The indictment against Oakley originally consisted of four separate charges, or counts:

  • Count 1— Abuse of Official Capacity related to holding a paid position as both county judge and Pedernales Electric Cooperative director (misdemeanor).
  • Count 2 — Abuse of Official Capacity related to using a county-owned vehicle to attend several PEC meetings (misdemeanor).
  • Count 3 — A third-degree felony charge of tampering with/fabricating physical evidence with intent to impair related to moving a bumper after an April 2021 traffic accident in Spicewood. 
  • Count 4 — Official Oppression charges that allege Oakley subjected one of the people involved in the accident “to mistreatment that the Defendant (Oakley) knew was unlawful” by moving the bumper (misdemeanor).

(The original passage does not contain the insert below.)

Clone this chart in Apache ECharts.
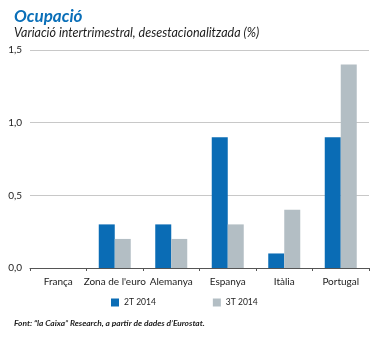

At the first pre-trial hearing on April 3, Waldrip dismissed the fourth count. The district attorney split the charge in two and refiled it. Those two counts deal with an official oppression charge concerning the Spicewood accident and are now part of a different charge.

If the judge quashes the remaining charges, McAfee could file an appeal, the judge pointed out. 

Waldrip then asked both parties their opinions on the most efficient way to proceed, suggesting he could quash the indictment and let McAfee appeal. 

“The most efficient way is to let a jury decide,” McAfee responded. 

“It’s more efficient to grant the motion to quash,” Carsey said.

The judge then asked Oakley’s attorney if he would prefer the DA consolidate all charges into one trial or hold separate trials. 

“We have not thought about that,” Carsey said. “I want to see what happens here today. I want to point out that there are two counts involving PEC and two involving the accident. In that regard, they are apples and oranges and may require separate trials. If it’s confusing to me, it’s going to be confusing to a jury.”

After about an hour and 45 minutes in the hearing, the judge sent McAfee and Assistant DA Blake Ewing back to the books to research case law.

3 thoughts on “3 of 4 Oakley charges sent back to DA for more research

  1. It’s appropriate that you must navigate to the Crime & Courtroom section of the Daily Trib to read this story and others about our “leadership”. It’s been this way for quite some time now.

    Damage to one’s “reputation” is self-inflicted. There is a track record we can look back on that hints this is not over yet.

    I hate to admit it but I find laughter & entertainment in some of this and embarrassment for my county in the rest of it. More is likely coming!

    Where are the rest of the cheerleaders?

  2. I am so disappointed in this total waste of time and money. All of the charges against Oakley are a joke. This is purely a political ploy to find a way to damage Oakley. Sonny, you should be ashamed.

  3. Let’s not forget that our esteemed DA is in BIG TROUBLE, and hopefully spends time in jail. Violated a man’s right in Blanco County. Probably would be a VERY smart idea to drop this.